Think beyond the vacation part of retirement, and consider what you’ll really do on a daily and weekly basis. This can help define the financial resources you’ll need to support the life you want
When will you retire?
The answer to this question can significantly influence your financial security for the rest of your life. Some people like their work, or they may need to work for financial reasons. Other people can’t wait to move on to the next phase of their lives. And some people desire a blend of working and not working where they still work but part time so they have more time to pursue their hobbies and interests. By balancing your financial and lifestyle reasons for retiring, you’ll be able to determine what the right age for you to retire should be. Don’t make the mistake of retiring too soon, before thoroughly analyzing your financial situation.
Where will you live?
You’ll want to be sure you’re close to your daily activities, particularly as you age in place and are less likely to tolerate lengthy drives or commutes. You may also want to downsize your house as a possible win-win solution that reduces your living expenses while also better meeting your needs in this next phase of your life. It’s well worth your time to analyze the general location to live in retirement, and as well as the specific home and community, that best meets your goals and circumstances.
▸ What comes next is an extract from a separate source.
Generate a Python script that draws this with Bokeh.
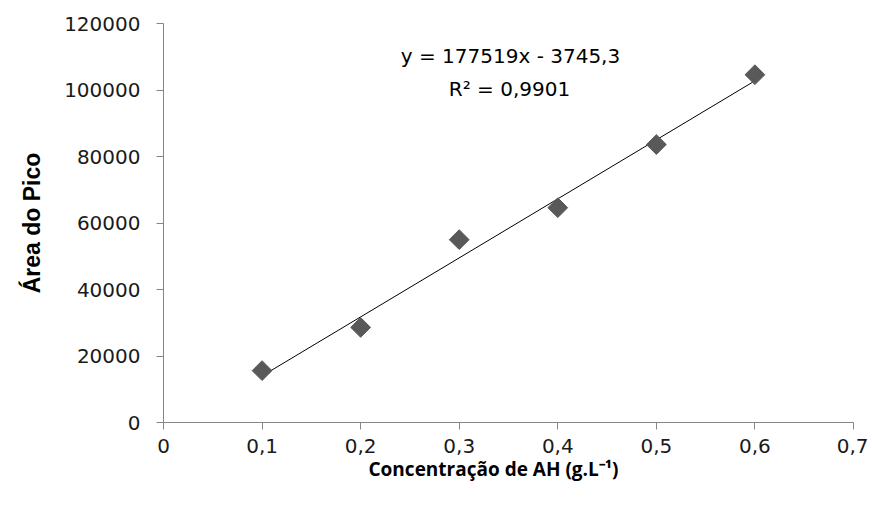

Why (perhaps the second most important question)
For each of the above questions, you need to ask yourself why it’s important to you. To do that, there’s a good chance it will take some time for you to determine the why behind your answers to these questions — that’s only natural. That’s why you’ll want to start thinking about them well before you retire.
How (the most important retirement planning question)
Your answers to the “who-what-when-where-why” of retirement will be key to helping you develop strategies that address one last question: “How” will you afford to retire? What financial resources will you need?
The “how” of affording your retirement can be answering by learning to balance the “magic formula” for retirement income security: Income > Expenses
It’s your job to spend enough time now answering these questions and exploring your options. Devote the same focus and attention that you’ve been spending on your career — you won’t regret it, particularly when you reach your 80s and 90s and are still alive, kicking, and enjoying the life you planned.